Rumahku, Sorgaku
Rumah bukan sekadar bangunan fisik.
Rumah adalah pusat pertemuan keluarga. Di sinilah interaksi antar anggota
keluarga terjalin paling intens. Sebagian besar kehidupan kita akan dihabiskan
di dalam rumah. Ketika masih kanak-kanak, kita paling banyak bertumbuh di dalam
rumah. Seiring dengan pertumbuhan dewasa, kita memang bergerak ke luar rumah.
Meski demikian, kita tetap membutuhkan rumah. Ketika beranjak renta, kita
mengistirihatkan diri di rumah.
Begitulah, rumah menjadi pusat
kehidupan ini. Rumah menjadi tempat pulang yang menyenangkan. Kita selalu
diterima apa adanya. Ketika berada di rumah, kita bisa menjadi diri kita yang
sebenarnya. Kita tidak perlu mengenakan kosmetik, tidak perlu berdandan tebal
dan berpenampilan prima. Di dalam rumah, kita bisa tampil apa adanya.

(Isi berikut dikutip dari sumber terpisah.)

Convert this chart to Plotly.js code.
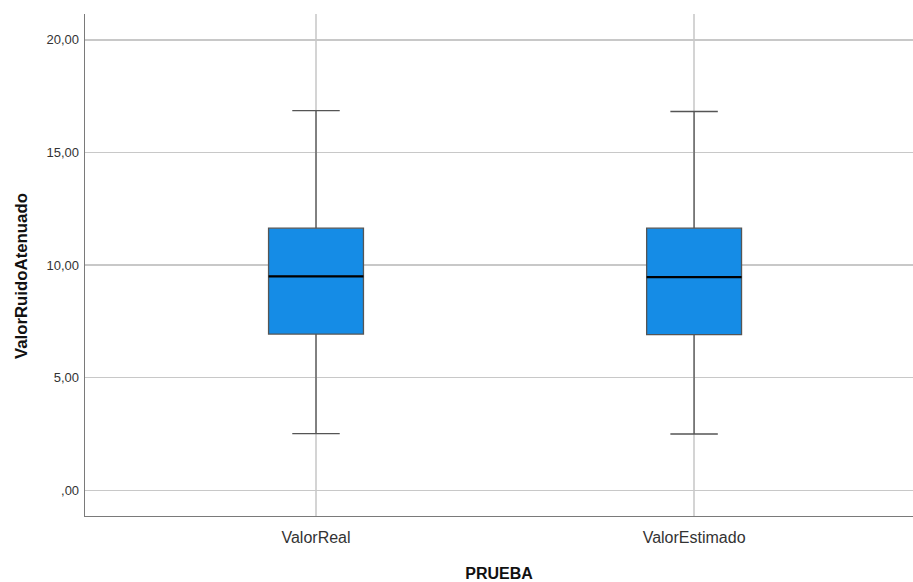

Di rumah pula kita dapat memulihkan
diri. Baik itu dari kelelahan jasmani, maupun keletihan batin. Setelah
berbaring semalaman, kita akan mendapatkan pemulihan ragawi. Selain itu, di
rumah pula kita dapat melepaskan tekanan batin yang kita terima dari dunia
luar.
Rumah yang nyaman itu tidak semata-mata berkaitan dengan bangunan fisik.
Ada banyak orang yang tidak betah tinggal di rumah-rumah megah yang bersih,
nyaman dan wangi. Mereka tidak mendapatkan interaksi yang menyenangkan. Ini
seperti yang digambarkan dalam Amsal. “Tinggal di sudut loteng lebih
menyenangkan daripada tinggal serumah dengan istri yang suka bertengkar” (21:9
BIS). Tidur di dalam loteng itu tidak nyaman. Meski begitu, ini lebih nyaman
daripada tidur di kamar dengan isteri yang suka bertengkar. Lebih tajam lagi, Salomo bahkan mengatakan
lebih baik tidur di padang gurun dari pada tinggal dengan perempuan yang suka
bertengkar dan pemarah (21:19).
Semua itu berkaitan dengan pola interaksi antar anggota keluarga. Sepiring sayur yang disantap di dalam keluarga
yang saling mengasihi itu lebih nikmat daripada daging lezat di dalam keluarga yang
saling membenci. Sesuap nasi yang ditelan dalam ketenangan batin, itu jauh
lebih nikmat daripada makanan berlimpah yang disertai dengan pertengkaran (Amsal
15:17; 17:1).
Begitulah, rumah adalah bangunan fisik
yang mewadahi interaksi antar anggota keluarga. Di dalam rumah, kita
mempraktikkan hidup dalam kasih. Di dalam rumah, kita saling menegur dan
menasihati. Di rumah, kita saling mengampuni. Di dalam keluarga, kita saling
mendukung dan bertumbuh. Di dalam rumah, kita mulai mencicipi kehidupan sorga.
Seperti dalam "Doa Bapa Kami", Kerajaan Sorga itu telah datang dalam
keluarga kita.
Sebaliknya, jika kita mengabaikan
interaksi di dalam keluarga kita, maka rumah kita menjadi seperti neraka. Jika
ini terjadi, maka seperti kata penulis Amsal, para anggota keluarga memilih untuk
mencari tempat lain untuk menghindari masalah dengan anggota keluarga lain.
Mereka tidak punya kerinduan sama sekali untuk selalu pulang ke rumah.
Bagaimana dengan keluarga Anda? Apakah
rumah Anda menjadi sorga atau neraka Anda? Cara mengetahuinya cukup mudah.
Ketahui perasaan yang timbul jika Anda mendengar "pulang ke rumah."
Jujurlah pada sendiri. Apakah Anda merasa tidak sabar untuk pulang ke rumah?
Ataukah merasa enggan untuk pulang? [Purnawan].